Extract, word for word, every line from the one containing "Clone this chart in matplotlib." through the one containing "import matplotlib.pyplot as plt", with both end lines kept.
── Record extracts
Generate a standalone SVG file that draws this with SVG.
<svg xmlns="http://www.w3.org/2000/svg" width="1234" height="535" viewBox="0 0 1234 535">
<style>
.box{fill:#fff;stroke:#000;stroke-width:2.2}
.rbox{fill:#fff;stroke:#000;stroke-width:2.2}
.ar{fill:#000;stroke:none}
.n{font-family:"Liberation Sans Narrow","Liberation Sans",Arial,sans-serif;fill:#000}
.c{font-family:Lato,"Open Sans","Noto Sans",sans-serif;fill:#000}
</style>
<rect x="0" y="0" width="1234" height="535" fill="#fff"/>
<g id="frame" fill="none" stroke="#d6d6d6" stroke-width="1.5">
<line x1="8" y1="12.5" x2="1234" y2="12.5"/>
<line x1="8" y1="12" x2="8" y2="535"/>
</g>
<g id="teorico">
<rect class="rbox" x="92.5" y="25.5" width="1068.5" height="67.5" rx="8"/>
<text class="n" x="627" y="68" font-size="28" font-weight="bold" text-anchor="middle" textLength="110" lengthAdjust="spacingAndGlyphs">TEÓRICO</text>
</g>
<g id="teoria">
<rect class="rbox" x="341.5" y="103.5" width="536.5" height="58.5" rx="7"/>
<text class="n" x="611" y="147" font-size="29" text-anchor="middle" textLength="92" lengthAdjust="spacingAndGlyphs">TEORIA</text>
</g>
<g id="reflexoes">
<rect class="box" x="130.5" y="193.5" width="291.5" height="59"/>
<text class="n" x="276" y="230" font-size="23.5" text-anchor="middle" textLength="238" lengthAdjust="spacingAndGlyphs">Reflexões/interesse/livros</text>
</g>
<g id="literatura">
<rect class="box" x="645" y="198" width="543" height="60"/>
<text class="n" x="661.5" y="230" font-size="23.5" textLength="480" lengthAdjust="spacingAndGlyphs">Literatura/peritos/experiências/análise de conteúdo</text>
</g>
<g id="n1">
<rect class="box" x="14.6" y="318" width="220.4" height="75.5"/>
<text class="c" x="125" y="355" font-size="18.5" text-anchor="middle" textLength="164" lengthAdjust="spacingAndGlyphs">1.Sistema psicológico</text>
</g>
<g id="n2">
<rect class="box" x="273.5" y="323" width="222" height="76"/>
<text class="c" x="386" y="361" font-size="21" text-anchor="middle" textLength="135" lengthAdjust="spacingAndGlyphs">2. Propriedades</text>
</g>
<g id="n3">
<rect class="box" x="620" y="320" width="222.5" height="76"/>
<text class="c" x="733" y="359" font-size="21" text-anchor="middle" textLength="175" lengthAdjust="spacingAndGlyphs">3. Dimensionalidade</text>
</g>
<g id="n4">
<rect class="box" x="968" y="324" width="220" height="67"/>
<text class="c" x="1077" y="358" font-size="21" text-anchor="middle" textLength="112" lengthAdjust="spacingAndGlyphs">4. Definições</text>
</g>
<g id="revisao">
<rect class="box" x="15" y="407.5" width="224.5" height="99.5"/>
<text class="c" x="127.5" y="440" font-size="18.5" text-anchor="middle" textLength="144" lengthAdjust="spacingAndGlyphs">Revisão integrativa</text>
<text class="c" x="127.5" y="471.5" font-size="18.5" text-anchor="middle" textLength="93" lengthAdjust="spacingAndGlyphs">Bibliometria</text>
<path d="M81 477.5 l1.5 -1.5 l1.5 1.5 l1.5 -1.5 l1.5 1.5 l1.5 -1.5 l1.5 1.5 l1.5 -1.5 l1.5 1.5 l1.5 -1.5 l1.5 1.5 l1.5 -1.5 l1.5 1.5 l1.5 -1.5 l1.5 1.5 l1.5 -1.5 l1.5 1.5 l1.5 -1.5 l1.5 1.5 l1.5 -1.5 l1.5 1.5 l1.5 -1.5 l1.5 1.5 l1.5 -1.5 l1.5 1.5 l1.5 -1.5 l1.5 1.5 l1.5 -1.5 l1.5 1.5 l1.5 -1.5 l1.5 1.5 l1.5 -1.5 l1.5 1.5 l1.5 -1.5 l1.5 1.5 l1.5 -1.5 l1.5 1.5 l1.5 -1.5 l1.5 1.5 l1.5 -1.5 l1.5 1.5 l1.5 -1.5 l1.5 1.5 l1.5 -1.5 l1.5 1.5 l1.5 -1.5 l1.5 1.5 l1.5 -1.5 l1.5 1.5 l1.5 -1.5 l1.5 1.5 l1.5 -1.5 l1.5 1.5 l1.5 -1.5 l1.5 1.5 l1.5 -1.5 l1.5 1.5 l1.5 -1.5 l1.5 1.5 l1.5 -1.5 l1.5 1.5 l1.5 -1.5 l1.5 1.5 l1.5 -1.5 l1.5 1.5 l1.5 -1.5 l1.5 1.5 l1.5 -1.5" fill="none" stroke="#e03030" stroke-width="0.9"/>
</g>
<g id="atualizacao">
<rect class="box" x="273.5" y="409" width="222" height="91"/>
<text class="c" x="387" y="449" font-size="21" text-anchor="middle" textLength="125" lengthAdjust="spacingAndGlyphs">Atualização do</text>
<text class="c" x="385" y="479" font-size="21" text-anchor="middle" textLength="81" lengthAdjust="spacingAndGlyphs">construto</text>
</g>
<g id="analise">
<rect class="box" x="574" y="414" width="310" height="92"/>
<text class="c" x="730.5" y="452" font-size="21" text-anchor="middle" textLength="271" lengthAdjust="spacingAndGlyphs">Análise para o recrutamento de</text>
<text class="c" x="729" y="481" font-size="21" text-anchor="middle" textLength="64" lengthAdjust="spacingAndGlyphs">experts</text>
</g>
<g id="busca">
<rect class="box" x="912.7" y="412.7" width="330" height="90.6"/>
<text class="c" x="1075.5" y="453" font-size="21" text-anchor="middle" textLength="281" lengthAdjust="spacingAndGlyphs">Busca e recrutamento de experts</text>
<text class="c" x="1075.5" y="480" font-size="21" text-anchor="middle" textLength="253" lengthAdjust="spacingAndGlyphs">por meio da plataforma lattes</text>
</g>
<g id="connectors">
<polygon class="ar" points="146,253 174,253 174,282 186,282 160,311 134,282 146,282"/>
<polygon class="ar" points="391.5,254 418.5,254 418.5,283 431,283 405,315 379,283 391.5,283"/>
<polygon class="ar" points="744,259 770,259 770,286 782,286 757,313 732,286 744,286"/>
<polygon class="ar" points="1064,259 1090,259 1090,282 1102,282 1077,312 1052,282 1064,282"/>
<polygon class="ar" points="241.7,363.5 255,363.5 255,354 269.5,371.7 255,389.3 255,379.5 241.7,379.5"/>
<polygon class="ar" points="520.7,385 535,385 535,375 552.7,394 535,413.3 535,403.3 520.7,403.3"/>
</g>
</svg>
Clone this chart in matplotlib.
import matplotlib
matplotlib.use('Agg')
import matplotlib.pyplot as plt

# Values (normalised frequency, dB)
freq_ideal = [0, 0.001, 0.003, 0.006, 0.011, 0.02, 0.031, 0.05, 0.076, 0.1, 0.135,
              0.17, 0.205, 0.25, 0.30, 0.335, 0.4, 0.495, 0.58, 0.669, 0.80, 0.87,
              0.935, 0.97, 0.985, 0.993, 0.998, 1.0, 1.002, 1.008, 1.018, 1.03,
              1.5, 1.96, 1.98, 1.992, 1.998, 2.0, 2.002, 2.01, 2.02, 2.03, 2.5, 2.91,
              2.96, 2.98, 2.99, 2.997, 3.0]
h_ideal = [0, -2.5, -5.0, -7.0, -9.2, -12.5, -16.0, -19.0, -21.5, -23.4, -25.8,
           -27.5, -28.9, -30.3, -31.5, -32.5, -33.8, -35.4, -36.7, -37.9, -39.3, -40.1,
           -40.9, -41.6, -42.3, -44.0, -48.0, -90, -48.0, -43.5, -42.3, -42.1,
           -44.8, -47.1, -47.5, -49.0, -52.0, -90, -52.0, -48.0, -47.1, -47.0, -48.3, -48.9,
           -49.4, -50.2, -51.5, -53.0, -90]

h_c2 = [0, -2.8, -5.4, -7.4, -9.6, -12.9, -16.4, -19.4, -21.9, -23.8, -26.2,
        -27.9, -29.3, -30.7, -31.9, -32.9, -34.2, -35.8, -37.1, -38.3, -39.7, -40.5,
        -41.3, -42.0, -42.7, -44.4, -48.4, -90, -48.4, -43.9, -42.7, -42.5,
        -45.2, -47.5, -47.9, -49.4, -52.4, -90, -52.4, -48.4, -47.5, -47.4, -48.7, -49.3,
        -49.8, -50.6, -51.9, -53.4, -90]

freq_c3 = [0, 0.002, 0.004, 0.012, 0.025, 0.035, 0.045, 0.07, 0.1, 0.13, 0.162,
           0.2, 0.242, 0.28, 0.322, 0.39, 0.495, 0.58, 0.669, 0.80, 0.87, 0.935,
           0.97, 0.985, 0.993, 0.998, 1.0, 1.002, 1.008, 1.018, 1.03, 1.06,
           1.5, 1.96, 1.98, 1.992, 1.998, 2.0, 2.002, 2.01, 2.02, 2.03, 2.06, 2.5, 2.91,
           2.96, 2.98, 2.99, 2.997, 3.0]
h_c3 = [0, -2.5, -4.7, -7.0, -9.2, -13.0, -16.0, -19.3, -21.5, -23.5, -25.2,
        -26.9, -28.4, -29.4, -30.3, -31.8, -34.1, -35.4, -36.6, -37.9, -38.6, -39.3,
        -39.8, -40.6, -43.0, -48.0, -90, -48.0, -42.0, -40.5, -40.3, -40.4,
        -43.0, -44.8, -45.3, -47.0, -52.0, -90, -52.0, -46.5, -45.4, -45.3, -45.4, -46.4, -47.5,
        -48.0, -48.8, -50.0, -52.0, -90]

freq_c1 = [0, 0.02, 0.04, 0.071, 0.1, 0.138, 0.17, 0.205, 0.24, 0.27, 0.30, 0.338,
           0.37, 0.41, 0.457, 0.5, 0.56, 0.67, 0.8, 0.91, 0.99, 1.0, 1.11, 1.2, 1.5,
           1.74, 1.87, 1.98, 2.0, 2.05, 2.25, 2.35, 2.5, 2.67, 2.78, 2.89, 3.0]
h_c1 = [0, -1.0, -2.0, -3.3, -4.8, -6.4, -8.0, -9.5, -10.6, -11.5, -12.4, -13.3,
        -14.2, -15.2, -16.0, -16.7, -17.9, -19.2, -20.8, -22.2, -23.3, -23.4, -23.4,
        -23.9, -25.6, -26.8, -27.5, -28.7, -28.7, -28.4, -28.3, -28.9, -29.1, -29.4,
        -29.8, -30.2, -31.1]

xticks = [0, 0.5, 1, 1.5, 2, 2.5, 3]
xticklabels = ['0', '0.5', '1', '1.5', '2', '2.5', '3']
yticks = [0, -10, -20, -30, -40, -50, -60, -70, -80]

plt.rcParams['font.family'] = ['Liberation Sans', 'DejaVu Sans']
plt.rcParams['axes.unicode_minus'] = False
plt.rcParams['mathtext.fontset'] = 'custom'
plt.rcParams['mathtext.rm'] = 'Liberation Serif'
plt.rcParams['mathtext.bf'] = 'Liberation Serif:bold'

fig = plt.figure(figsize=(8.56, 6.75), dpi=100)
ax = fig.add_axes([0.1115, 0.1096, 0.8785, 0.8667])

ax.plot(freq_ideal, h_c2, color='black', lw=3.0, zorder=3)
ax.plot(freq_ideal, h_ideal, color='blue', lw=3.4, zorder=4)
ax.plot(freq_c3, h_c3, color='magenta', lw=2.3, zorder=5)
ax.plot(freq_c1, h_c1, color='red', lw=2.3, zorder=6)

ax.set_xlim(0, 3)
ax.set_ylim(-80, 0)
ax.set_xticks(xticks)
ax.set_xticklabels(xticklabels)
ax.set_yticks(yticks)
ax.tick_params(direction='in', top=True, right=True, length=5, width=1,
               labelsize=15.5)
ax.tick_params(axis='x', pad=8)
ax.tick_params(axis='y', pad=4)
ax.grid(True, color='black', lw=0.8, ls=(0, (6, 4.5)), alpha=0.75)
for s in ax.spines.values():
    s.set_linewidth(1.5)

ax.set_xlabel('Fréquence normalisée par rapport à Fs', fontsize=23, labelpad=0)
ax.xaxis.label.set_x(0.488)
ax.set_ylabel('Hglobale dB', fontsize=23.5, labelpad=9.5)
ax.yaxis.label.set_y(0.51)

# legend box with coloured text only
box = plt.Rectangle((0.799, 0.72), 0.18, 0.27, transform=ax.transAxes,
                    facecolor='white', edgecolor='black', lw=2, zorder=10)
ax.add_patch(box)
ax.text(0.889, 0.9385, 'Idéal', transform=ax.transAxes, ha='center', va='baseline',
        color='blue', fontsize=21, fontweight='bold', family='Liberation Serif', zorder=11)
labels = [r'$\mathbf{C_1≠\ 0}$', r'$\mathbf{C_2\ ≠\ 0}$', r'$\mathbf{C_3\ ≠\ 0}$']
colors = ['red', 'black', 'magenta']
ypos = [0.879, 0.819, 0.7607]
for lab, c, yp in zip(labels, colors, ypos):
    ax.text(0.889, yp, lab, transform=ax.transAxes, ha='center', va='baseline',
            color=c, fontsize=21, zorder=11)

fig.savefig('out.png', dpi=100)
────
### Exercise answer
Clone this chart in matplotlib.
import matplotlib
matplotlib.use('Agg')
import matplotlib.pyplot as plt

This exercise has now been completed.